TASK TO COMPLETE => Retype each line exactly. Skip images.

[BEGIN DATASET EXCERPT]

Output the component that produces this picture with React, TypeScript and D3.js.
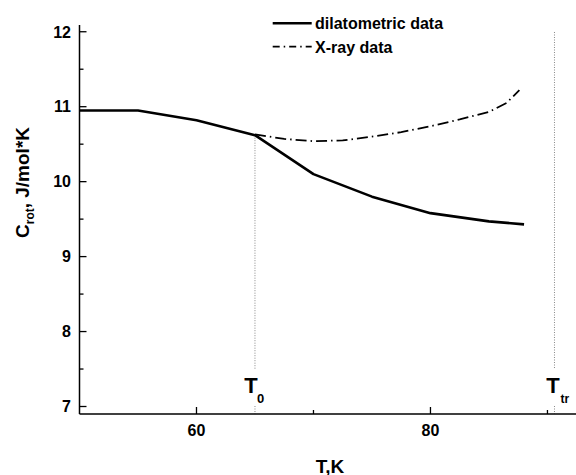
import React from "react";
import * as d3 from "d3";

const dilT = [50, 55, 60, 65, 70, 75, 80, 85, 88];
const dilC = [10.95, 10.95, 10.82, 10.62, 10.1, 9.8, 9.58, 9.47, 9.43];
const xrayT = [65, 67.5, 70, 72.5, 75, 77.5, 80, 82.5, 85, 86.5, 87.6];
const xrayC = [10.63, 10.57, 10.54, 10.55, 10.6, 10.66, 10.74, 10.83, 10.93, 11.05, 11.22];
const xMajor = [60, 80];
const xMinor = [70, 90];
const yMajor = [7, 8, 9, 10, 11, 12];
const yMinor = [7.5, 8.5, 9.5, 10.5, 11.5];
const T0 = 65;
const Ttr = 90.6;
const T0C = 10.62;

const W = 576, H = 475;
const FONT = "'Liberation Sans', Arial, Helvetica, sans-serif";

export default function App() {
  const x = d3.scaleLinear().domain([50, 92.44]).range([79.5, 576]);
  const y = d3.scaleLinear().domain([6.9, 12.09]).range([414, 25]);
  const line = d3.line<[number, number]>().x(d => x(d[0])).y(d => y(d[1]));
  const dil = line(dilT.map((t, i) => [t, dilC[i]] as [number, number]))!;
  const xr = line(xrayT.map((t, i) => [t, xrayC[i]] as [number, number]))!;
  const x0 = x.range()[0];
  const yb = y.range()[0];
  const dash = "11,4,1.5,4";
  return (
    <svg width={W} height={H} style={{ position: "absolute", left: 0, top: 0, background: "#fff" }}
      fontFamily={FONT} fontWeight="bold">
      {/* vertical markers */}
      <line x1={x(T0)} x2={x(T0)} y1={y(T0C)} y2={369} stroke="#888" strokeWidth={1} strokeDasharray="1,1.5" />
      <line x1={x(T0)} x2={x(T0)} y1={406} y2={yb} stroke="#888" strokeWidth={1} strokeDasharray="1,1.5" />
      <line x1={x(Ttr)} x2={x(Ttr)} y1={32} y2={369} stroke="#888" strokeWidth={1} strokeDasharray="1,1.5" />
      <line x1={x(Ttr)} x2={x(Ttr)} y1={406} y2={yb} stroke="#888" strokeWidth={1} strokeDasharray="1,1.5" />
      {/* data */}
      <path d={dil} fill="none" stroke="#000" strokeWidth={2.6} strokeLinejoin="round" />
      <path d={xr} fill="none" stroke="#000" strokeWidth={1.8} strokeDasharray={dash} />
      {/* axes */}
      <line x1={x0} x2={x0} y1={y.range()[1]} y2={yb} stroke="#000" strokeWidth={1.5} />
      <line x1={x0} x2={W} y1={yb} y2={yb} stroke="#000" strokeWidth={1.5} />
      {yMajor.map(v => (
        <g key={"ym" + v}>
          <line x1={x0} x2={x0 + 7} y1={y(v)} y2={y(v)} stroke="#000" strokeWidth={1.3} />
          <text x={71} y={y(v)} dy="0.36em" textAnchor="end" fontSize={16}>{v}</text>
        </g>
      ))}
      {yMinor.map(v => (
        <line key={"yn" + v} x1={x0} x2={x0 + 4} y1={y(v)} y2={y(v)} stroke="#000" strokeWidth={1.3} />
      ))}
      {xMajor.map(v => (
        <g key={"xm" + v}>
          <line x1={x(v)} x2={x(v)} y1={yb} y2={yb - 7} stroke="#000" strokeWidth={1.3} />
          <text x={x(v)} y={436} textAnchor="middle" fontSize={16}>{v}</text>
        </g>
      ))}
      {xMinor.map(v => (
        <line key={"xn" + v} x1={x(v)} x2={x(v)} y1={yb} y2={yb - 4} stroke="#000" strokeWidth={1.3} />
      ))}
      {/* marker labels */}
      <text x={x(T0) - 4} y={392.5} textAnchor="middle" fontSize={22}>T</text>
      <text x={x(T0) + 2} y={402.5} fontSize={13}>0</text>
      <text x={x(Ttr) - 1.5} y={392.5} textAnchor="middle" fontSize={22}>T</text>
      <text x={x(Ttr) + 6} y={402.5} fontSize={12}>tr</text>
      {/* axis titles */}
      <text x={330} y={472.5} textAnchor="middle" fontSize={19}>T,K</text>
      <text transform="translate(28.5,182.5) rotate(-90)" textAnchor="middle" fontSize={19}>
        C<tspan fontSize={12} dy={5}>rot</tspan><tspan dy={-5}>, J/mol*K</tspan>
      </text>
      {/* legend */}
      <line x1={272.7} x2={311.7} y1={23.3} y2={23.3} stroke="#000" strokeWidth={2.6} />
      <text x={315} y={29} fontSize={16}>dilatometric data</text>
      <line x1={272.7} x2={311.7} y1={46.7} y2={46.7} stroke="#000" strokeWidth={1.8} strokeDasharray="7,4,1.5,4" />
      <text x={315} y={52.5} fontSize={16}>X-ray data</text>
    </svg>
  );
}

[END DATASET EXCERPT]

WRITTEN RESPONSE =>
Output the component that produces this picture with React, TypeScript and D3.js.
import React from "react";
import * as d3 from "d3";

const dilT = [50, 55, 60, 65, 70, 75, 80, 85, 88];
const dilC = [10.95, 10.95, 10.82, 10.62, 10.1, 9.8, 9.58, 9.47, 9.43];
const xrayT = [65, 67.5, 70, 72.5, 75, 77.5, 80, 82.5, 85, 86.5, 87.6];
const xrayC = [10.63, 10.57, 10.54, 10.55, 10.6, 10.66, 10.74, 10.83, 10.93, 11.05, 11.22];
const xMajor = [60, 80];
const xMinor = [70, 90];
const yMajor = [7, 8, 9, 10, 11, 12];
const yMinor = [7.5, 8.5, 9.5, 10.5, 11.5];
const T0 = 65;
const Ttr = 90.6;
const T0C = 10.62;

const W = 576, H = 475;
const FONT = "'Liberation Sans', Arial, Helvetica, sans-serif";

export default function App() {
  const x = d3.scaleLinear().domain([50, 92.44]).range([79.5, 576]);
  const y = d3.scaleLinear().domain([6.9, 12.09]).range([414, 25]);
  const line = d3.line<[number, number]>().x(d => x(d[0])).y(d => y(d[1]));
  const dil = line(dilT.map((t, i) => [t, dilC[i]] as [number, number]))!;
  const xr = line(xrayT.map((t, i) => [t, xrayC[i]] as [number, number]))!;
  const x0 = x.range()[0];
  const yb = y.range()[0];
  const dash = "11,4,1.5,4";
  return (
    <svg width={W} height={H} style={{ position: "absolute", left: 0, top: 0, background: "#fff" }}
      fontFamily={FONT} fontWeight="bold">
      {/* vertical markers */}
      <line x1={x(T0)} x2={x(T0)} y1={y(T0C)} y2={369} stroke="#888" strokeWidth={1} strokeDasharray="1,1.5" />
      <line x1={x(T0)} x2={x(T0)} y1={406} y2={yb} stroke="#888" strokeWidth={1} strokeDasharray="1,1.5" />
      <line x1={x(Ttr)} x2={x(Ttr)} y1={32} y2={369} stroke="#888" strokeWidth={1} strokeDasharray="1,1.5" />
      <line x1={x(Ttr)} x2={x(Ttr)} y1={406} y2={yb} stroke="#888" strokeWidth={1} strokeDasharray="1,1.5" />
      {/* data */}
      <path d={dil} fill="none" stroke="#000" strokeWidth={2.6} strokeLinejoin="round" />
      <path d={xr} fill="none" stroke="#000" strokeWidth={1.8} strokeDasharray={dash} />
      {/* axes */}
      <line x1={x0} x2={x0} y1={y.range()[1]} y2={yb} stroke="#000" strokeWidth={1.5} />
      <line x1={x0} x2={W} y1={yb} y2={yb} stroke="#000" strokeWidth={1.5} />
      {yMajor.map(v => (
        <g key={"ym" + v}>
          <line x1={x0} x2={x0 + 7} y1={y(v)} y2={y(v)} stroke="#000" strokeWidth={1.3} />
          <text x={71} y={y(v)} dy="0.36em" textAnchor="end" fontSize={16}>{v}</text>
        </g>
      ))}
      {yMinor.map(v => (
        <line key={"yn" + v} x1={x0} x2={x0 + 4} y1={y(v)} y2={y(v)} stroke="#000" strokeWidth={1.3} />
      ))}
      {xMajor.map(v => (
        <g key={"xm" + v}>
          <line x1={x(v)} x2={x(v)} y1={yb} y2={yb - 7} stroke="#000" strokeWidth={1.3} />
          <text x={x(v)} y={436} textAnchor="middle" fontSize={16}>{v}</text>
        </g>
      ))}
      {xMinor.map(v => (
        <line key={"xn" + v} x1={x(v)} x2={x(v)} y1={yb} y2={yb - 4} stroke="#000" strokeWidth={1.3} />
      ))}
      {/* marker labels */}
      <text x={x(T0) - 4} y={392.5} textAnchor="middle" fontSize={22}>T</text>
      <text x={x(T0) + 2} y={402.5} fontSize={13}>0</text>
      <text x={x(Ttr) - 1.5} y={392.5} textAnchor="middle" fontSize={22}>T</text>
      <text x={x(Ttr) + 6} y={402.5} fontSize={12}>tr</text>
      {/* axis titles */}
      <text x={330} y={472.5} textAnchor="middle" fontSize={19}>T,K</text>
      <text transform="translate(28.5,182.5) rotate(-90)" textAnchor="middle" fontSize={19}>
        C<tspan fontSize={12} dy={5}>rot</tspan><tspan dy={-5}>, J/mol*K</tspan>
      </text>
      {/* legend */}
      <line x1={272.7} x2={311.7} y1={23.3} y2={23.3} stroke="#000" strokeWidth={2.6} />
      <text x={315} y={29} fontSize={16}>dilatometric data</text>
      <line x1={272.7} x2={311.7} y1={46.7} y2={46.7} stroke="#000" strokeWidth={1.8} strokeDasharray="7,4,1.5,4" />
      <text x={315} y={52.5} fontSize={16}>X-ray data</text>
    </svg>
  );
}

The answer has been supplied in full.